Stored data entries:
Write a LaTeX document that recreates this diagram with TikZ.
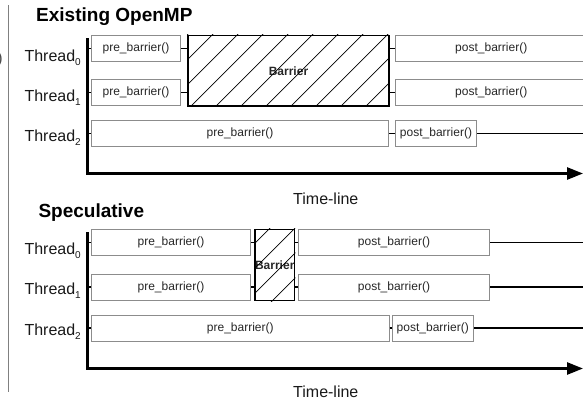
\documentclass[tikz,border=0pt]{standalone}
\usepackage{fontspec}
\setmainfont{Liberation Sans}
\usetikzlibrary{arrows.meta}
\definecolor{boxgray}{gray}{0.55}
\definecolor{leftgray}{gray}{0.5}
\newcommand\thr[1]{Thread\raisebox{-4pt}{\fontsize{10}{10}\selectfont #1}}
\begin{document}
\begin{tikzpicture}[x=1pt,y=-1pt,
  box/.style={draw=boxgray, line width=1pt, inner sep=0pt, minimum height=26pt,
    font=\fontsize{12}{14}\selectfont, text=black!85},
  bar/.style={draw=black, line width=1.8pt, inner sep=0pt,
    font=\fontsize{12}{14}\selectfont\bfseries, text=black!85},
  conn/.style={draw=black, line width=1.3pt},
  axis/.style={draw=black, line width=2.6pt, line join=miter},
  hatch/.style={draw=black, line width=0.7pt},
  lbl/.style={font=\fontsize{16}{18}\selectfont, anchor=base east, inner sep=0pt, text=black!90},
  title/.style={font=\fontsize{19}{22}\selectfont\bfseries, anchor=base west, inner sep=0pt},
  tl/.style={font=\fontsize{16}{18}\selectfont, anchor=base west, inner sep=0pt, text=black!90}]
\useasboundingbox (0,0) rectangle (583,402);

% left margin rule and clipped glyph
\coordinate (g1) at (8.5,5);
\coordinate (g2) at (8.5,392);
\draw[leftgray, line width=1.3pt] (g1) -- (g2);
\node[lbl, text=black!70] (frag) at (3,63) {)};

% ================= Existing OpenMP =================
\node[title] (t1) at (36,21.5) {Existing OpenMP};
\node[lbl] (l0) at (81,61) {\thr{0}};
\node[lbl] (l1) at (81,101) {\thr{1}};
\node[lbl] (l2) at (81,141.5) {\thr{2}};

\coordinate (a1top) at (87.5,38);
\coordinate (a1o) at (87.5,173.5);
\coordinate (a1end) at (583,173.5);
\draw[axis, -{Triangle[length=16pt,width=12pt]}] (a1top) -- (a1o) -- (a1end);

\node[box, minimum width=89pt] (p0) at (136,48.5) {pre\_barrier()};
\node[box, minimum width=89pt] (p1) at (136,92.5) {pre\_barrier()};
\node[box, minimum width=297pt] (p2) at (240,133.5) {pre\_barrier()};

\node[bar, minimum width=201pt, minimum height=70.5pt] (B) at (288.5,70.75) {Barrier};
\begin{scope}
  \clip (B.south west) rectangle (B.north east);
  \foreach \k in {-1,...,10} \draw[hatch] (247.2+25*\k,0) -- ++(-402,402);
\end{scope}

\node[box, minimum width=191.5pt] (q0) at (491.25,48.5) {post\_barrier()};
\node[box, minimum width=191.5pt] (q1) at (491.25,92.5) {post\_barrier()};
\node[box, minimum width=81pt] (q2) at (436,133.5) {post\_barrier()};
\coordinate (e2) at (584,133.5);

\draw[conn] (a1top |- p0.west) -- (p0.west);
\draw[conn] (a1top |- p1.west) -- (p1.west);
\draw[conn] (a1top |- p2.west) -- (p2.west);
\draw[conn] (p0.east) -- (p0.east -| B.west);
\draw[conn] (p1.east) -- (p1.east -| B.west);
\draw[conn] (B.east |- q0.west) -- (q0.west);
\draw[conn] (B.east |- q1.west) -- (q1.west);
\draw[conn] (p2.east) -- (q2.west);
\draw[conn] (q2.east) -- (e2);

\node[tl] (tl1) at (293,204.5) {Time-line};

% ================= Speculative =================
\node[title] (t2) at (38.3,217.7) {Speculative};
\node[lbl] (m0) at (81,254.5) {\thr{0}};
\node[lbl] (m1) at (81,294.5) {\thr{1}};
\node[lbl] (m2) at (81,335) {\thr{2}};

\coordinate (a2top) at (87.5,232);
\coordinate (a2o) at (87.5,368.5);
\coordinate (a2end) at (583,368.5);
\draw[axis, -{Triangle[length=16pt,width=12pt]}] (a2top) -- (a2o) -- (a2end);

\node[box, minimum width=159pt] (s0) at (171,242.5) {pre\_barrier()};
\node[box, minimum width=159pt] (s1) at (171,287) {pre\_barrier()};
\node[box, minimum width=297.5pt] (s2) at (240.25,328) {pre\_barrier()};

\node[bar, minimum width=37.5pt, minimum height=71pt] (SB) at (274.75,265) {Barrier};
\begin{scope}
  \clip (SB.south west) rectangle (SB.north east);
  \foreach \k in {-3,...,3} \draw[hatch] (523+25*\k,0) -- ++(-402,402);
\end{scope}

\node[box, minimum width=191pt] (r0) at (394,242.5) {post\_barrier()};
\node[box, minimum width=191pt] (r1) at (394,287) {post\_barrier()};
\node[box, minimum width=81.5pt] (r2) at (432.75,328) {post\_barrier()};
\coordinate (f0) at (584,242.5);
\coordinate (f1) at (584,287);
\coordinate (f2) at (584,328);

\draw[conn] (a2top |- s0.west) -- (s0.west);
\draw[conn] (a2top |- s1.west) -- (s1.west);
\draw[conn] (a2top |- s2.west) -- (s2.west);
\draw[conn] (s0.east) -- (s0.east -| SB.west);
\draw[conn] (s1.east) -- (s1.east -| SB.west);
\draw[conn] (SB.east |- r0.west) -- (r0.west);
\draw[conn] (SB.east |- r1.west) -- (r1.west);
\draw[conn] (s2.east) -- (r2.west);
\draw[conn] (r0.east) -- (f0);
\draw[conn] (r1.east) -- (f1);
\draw[conn] (r2.east) -- (f2);

\node[tl] (tl2) at (293,397.3) {Time-line};
\end{tikzpicture}
\end{document}
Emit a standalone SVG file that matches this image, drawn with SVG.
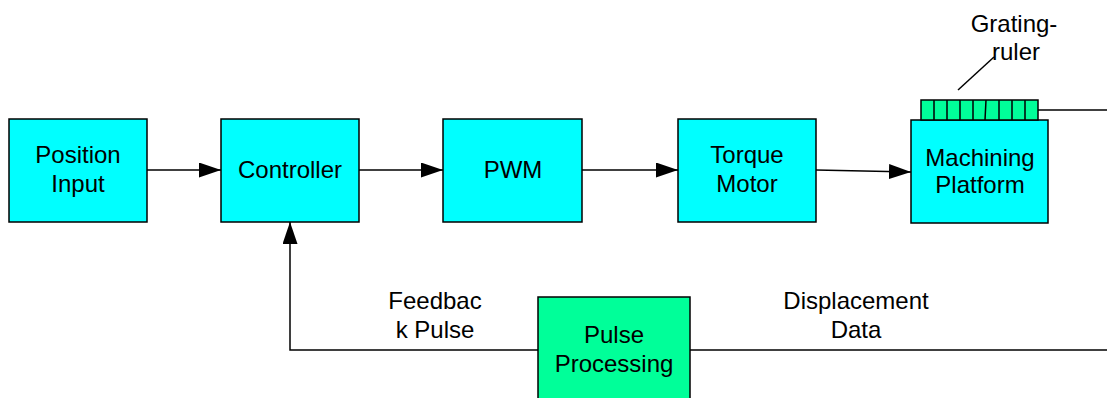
<svg xmlns="http://www.w3.org/2000/svg" width="1107" height="398" viewBox="0 0 1107 398">
<defs>
<style>
.box{fill:#00FFFF;stroke:#000;stroke-width:1.5}
.gbox{fill:#00FF99;stroke:#000;stroke-width:1.5}
.t{font-family:"Liberation Sans",Arial,sans-serif;font-size:24px;fill:#000;text-anchor:middle}
.c{fill:none;stroke:#000;stroke-width:1.5}
</style>
<marker id="ah" viewBox="0 0 22 15" refX="22" refY="7.5" markerWidth="22" markerHeight="15" markerUnits="userSpaceOnUse" orient="auto">
<path d="M0,0 L22,7.5 L0,15 Z" fill="#000"/>
</marker>
</defs>
<rect width="1107" height="398" fill="#fff"/>
<g id="connectors">
<line class="c" x1="147" y1="170" x2="221" y2="170" marker-end="url(#ah)"/>
<line class="c" x1="359" y1="170" x2="443" y2="170" marker-end="url(#ah)"/>
<line class="c" x1="582" y1="170" x2="678" y2="170" marker-end="url(#ah)"/>
<line class="c" x1="816" y1="170" x2="911" y2="172" marker-end="url(#ah)"/>
<line class="c" x1="1038" y1="110" x2="1107" y2="110"/>
<line class="c" x1="690" y1="350" x2="1107" y2="350"/>
<polyline class="c" points="538,350 290,350 290,222" marker-end="url(#ah)"/>
<line class="c" x1="958" y1="90" x2="994" y2="57"/>
</g>
<g id="position-input">
<rect class="box" x="9" y="119" width="138" height="103"/>
<text class="t" x="78" y="163">Position</text>
<text class="t" x="78" y="192">Input</text>
</g>
<g id="controller">
<rect class="box" x="221" y="119" width="138" height="103"/>
<text class="t" x="290" y="178">Controller</text>
</g>
<g id="pwm">
<rect class="box" x="443" y="119" width="139" height="103"/>
<text class="t" x="513" y="178">PWM</text>
</g>
<g id="torque-motor">
<rect class="box" x="678" y="119" width="138" height="103"/>
<text class="t" x="747" y="163">Torque</text>
<text class="t" x="747" y="192">Motor</text>
</g>
<g id="machining-platform">
<rect class="box" x="911" y="120" width="137" height="103"/>
<text class="t" x="980" y="166">Machining</text>
<text class="t" x="980" y="193">Platform</text>
</g>
<g id="grating-ruler">
<rect class="gbox" x="921" y="100" width="117" height="20"/>
<path class="c" d="M934,100V120M947,100V120M960,100V120M973,100V120M986,100L985,120M999,100V120M1012,100V120M1025,100V120"/>
<text class="t" x="1014" y="32">Grating-</text>
<text class="t" x="1016" y="60">ruler</text>
</g>
<g id="pulse-processing">
<rect class="gbox" x="538" y="297" width="152" height="110"/>
<text class="t" x="614" y="343">Pulse</text>
<text class="t" x="614" y="372">Processing</text>
</g>
<g id="labels">
<text class="t" x="435" y="309">Feedbac</text>
<text class="t" x="435" y="338">k Pulse</text>
<text class="t" x="856" y="309">Displacement</text>
<text class="t" x="856" y="338">Data</text>
</g>
</svg>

WHAT TO DO: Say how many lines in the entries contain the string "standalone", and leave out everything else.

REPLY: 2